One dead, 14 injured in shooting at Fort Hood, U.S. official says
FORT HOOD, TEXAS—A senior U.S. defence official says one person is dead and 14 wounded in a shooting at the Army’s Fort Hood base in Texas.
The official spoke on condition of anonymity because the official was not authorized to discuss the information publicly.
The base, the scene of a mass shooting in 2009, confirmed the Wednesday shooting in a brief statement posted online. The statement also said emergency crews were on the scene and that further details were not yet known.
The Bell’s County Sheriff’s Office dispatched deputies and troopers from the Texas Department of Public Safety to the nearby post after receiving reports of an “active shooter,” sheriff’s Lt. Donnie Adams said. FBI spokeswoman Michelle Lee said its agents were also headed to the scene.
On its Twitter feed and Facebook page, Fort Hood on Wednesday ordered everyone on base to “shelter in place.” The 1st Calvary Division, which is based at Fort Hood, sent a Twitter alert telling people on base to close doors and stay away from windows.
White House spokesman Josh Earnest said the president has been informed of the reports of a shooting at Fort Hood and will continue to receive updates as he attends a pair of Democratic Party fundraisers in Chicago.
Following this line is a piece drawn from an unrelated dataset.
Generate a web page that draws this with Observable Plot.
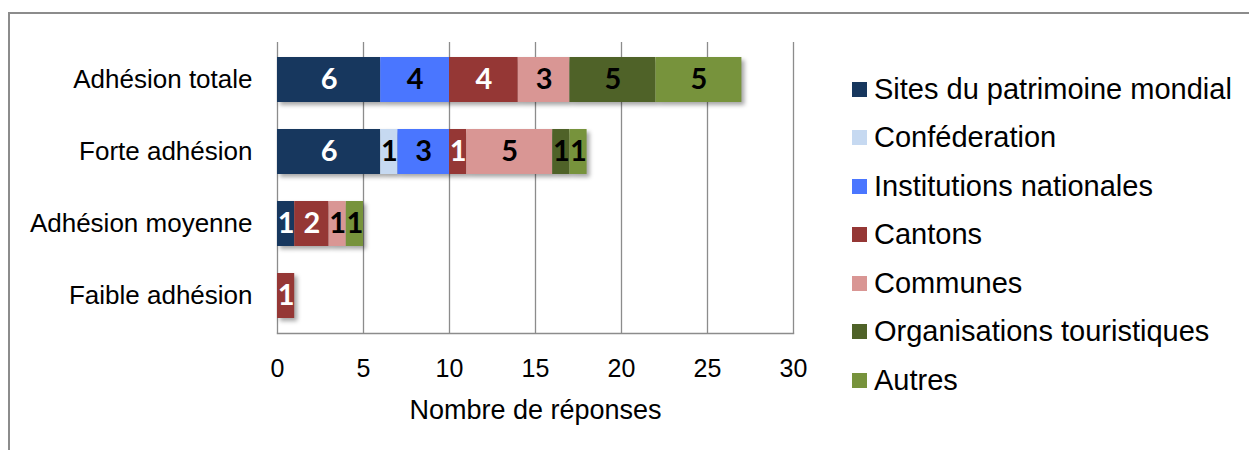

Family members gathered near the main gate of the sprawling military base as a stream of police cars approached. Service members throughout the base were not permitted to leave their offices and quarters, and those outdoors were immediately ushered inside.
Spc. Cody Bishop, 28, said his company of about 140 soldiers was in formation on a training exercise when the order came to shelter in place.
“We were standing in formation. They suddenly called everybody inside. They said stay inside. You can't even go outside.”
Bishop said soldiers immediately gathered around television sets to try to learn what was going on. “We've got four different news channels on and getting four different reports,” he said.
As best he could tell, the shooting occurred about seven miles away from where he was, Bishop said.
He texted his wife, with whom he lives off base with his son, that he was OK.
In 2009, 13 people were killed and more than 30 wounded at Fort Hood in what was the deadliest attack on a domestic U.S. military installation in history.
Army psychiatrist Nidal Hasan was convicted and sentenced to death last year in the Nov. 5, 2009, attack on his fellow soldiers as they waited inside a crowded building at Fort Hood. Soldiers there were waiting to get vaccines and routine paperwork after recently returning from deployments or while preparing to go to Afghanistan and Iraq.
According to testimony during Hasan’s trial last August, Hasan walked inside carrying two weapons and several loaded magazines, shouted “Allahu Akbar!” — Arabic for “God is great!” — and opened fire with a handgun.
Witnesses said he targeted soldiers as he walked through the building, leaving pools of blood, spent casings and dying soldiers on the floor. Photos of the scene were shown to the 13 officers on the military jury.
The rampage ended when Hasan was shot in the back by Fort Hood police officers outside the building, which left him paralyzed from the waist down. Hasan is now on death row at the military prison at Fort Leavenworth in Kansas.